Described by composer Edgar Varese as "the Jeanne d'Arc of new music," Charlotte Moorman was a central figure of the New York avant garde of the 1960s and '70s. In 1963 she established the Annual Avant Garde Festival in New York, which she directed for two decades. As a performer, she was a longtime collaborator of Nam June Paik, who created many of his best-known pieces for her, including TV Bra for Living Sculpture (1969) and TV-Cello(1971).
Korean-born artist Nam June Paik was a seminal figure in video art. His video sculptures, installations, performances and single-channel videos encompassed one of the most influential bodies of work in electronic media art. Merging global communications theories with an irreverent Fluxus sensibility, his work in music, performance and video explored the juncture of art, technology, and popular culture. Paik, who is recognized as a visionary artist of the international avant-garde, died in 2006.
Willoughby Sharp, a founder and publisher of the seminal art magazine Avalanche (1970-76), is an artist, author, curator and teacher. Over the past four decades he has produced films, video sculptures, installations, broadcast works, transmission art, video performances and "Videoviews" (dialogues with contemporary artists), and was a pioneer of pre-Internet satellite art projects.

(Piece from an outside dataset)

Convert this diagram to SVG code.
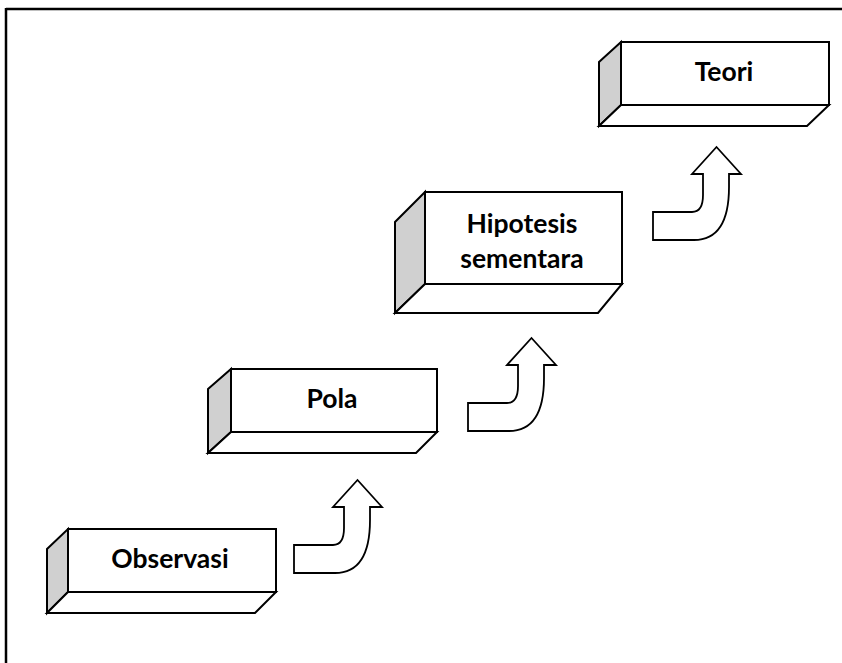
<svg xmlns="http://www.w3.org/2000/svg" width="842" height="663" viewBox="0 0 842 663">
<style>
.face{fill:#fff;stroke:#000;stroke-width:2;stroke-linejoin:miter}
.side{fill:#d0d0d0;stroke:#000;stroke-width:2}
.lbl{font-family:Lato,"Liberation Sans",sans-serif;font-weight:bold;font-size:26.5px;fill:#000;text-anchor:middle}
.arr{fill:#fff;stroke:#000;stroke-width:1.8;stroke-linejoin:miter}
</style>
<defs>
<path id="uparrow" d="M294,545 L333,545 C340,545 344,540 344,528 L344,507 L333,507 L357.5,480 L382,507 L370,507 L370,520 C370,553 360,573 335,573 L294,573 Z"/>
</defs>
<rect width="842" height="663" fill="#fff"/>
<g id="frame">
<line x1="6" y1="9" x2="842" y2="9" stroke="#000" stroke-width="2.5"/>
<line x1="6" y1="8" x2="6" y2="663" stroke="#000" stroke-width="2.5"/>
</g>
<g id="observasi">
<polygon class="side" points="47,549 68,529 68,592 47,613"/>
<polygon class="face" points="47,613 68,592 276,592 255,613"/>
<rect class="face" x="68" y="529" width="208" height="63"/>
<text class="lbl" x="170" y="568">Observasi</text>
</g>
<g id="pola">
<polygon class="side" points="208,389 231,369 231,432 208,453"/>
<polygon class="face" points="208,453 231,432 437,432 416,453"/>
<rect class="face" x="231" y="369" width="206" height="63"/>
<text class="lbl" x="332" y="408">Pola</text>
</g>
<g id="hipotesis">
<polygon class="side" points="395,222 425,192 425,284 395,313"/>
<polygon class="face" points="395,313 425,284 622,284 598,313"/>
<rect class="face" x="425" y="192" width="197" height="92"/>
<text class="lbl" x="522" y="233">Hipotesis</text>
<text class="lbl" x="522" y="268">sementara</text>
</g>
<g id="teori">
<polygon class="side" points="599,62 621,42 621,105 599,126"/>
<polygon class="face" points="599,126 621,105 829,105 807,126"/>
<rect class="face" x="621" y="42" width="208" height="63"/>
<text class="lbl" x="724" y="81">Teori</text>
</g>
<g id="connectors">
<use href="#uparrow" class="arr"/>
<use href="#uparrow" class="arr" transform="translate(174,-142)"/>
<use href="#uparrow" class="arr" transform="translate(359,-333)"/>
</g>
</svg>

Jud Yalkut (1938-2013) was a pioneering intermedia artist and filmmaker. His remarkable body of moving image work, which spanned fifty years, ranged from early performance renderings and poetic filmic experiments to a series of groundbreaking hybrid video-film collaborations with Nam June Paik. Transcending and transforming media as he explored and merged film, video, expanded cinema, electronic manipulations, performance and installation, he created and collaborated on seminal intermedia projects with numerous artists, filmmakers, musicians and performers. Yalkut was also active as a teacher, curator and writer; his 350-page manuscript Electronic Zen is an essential cultural history of the nascent alternative video scene.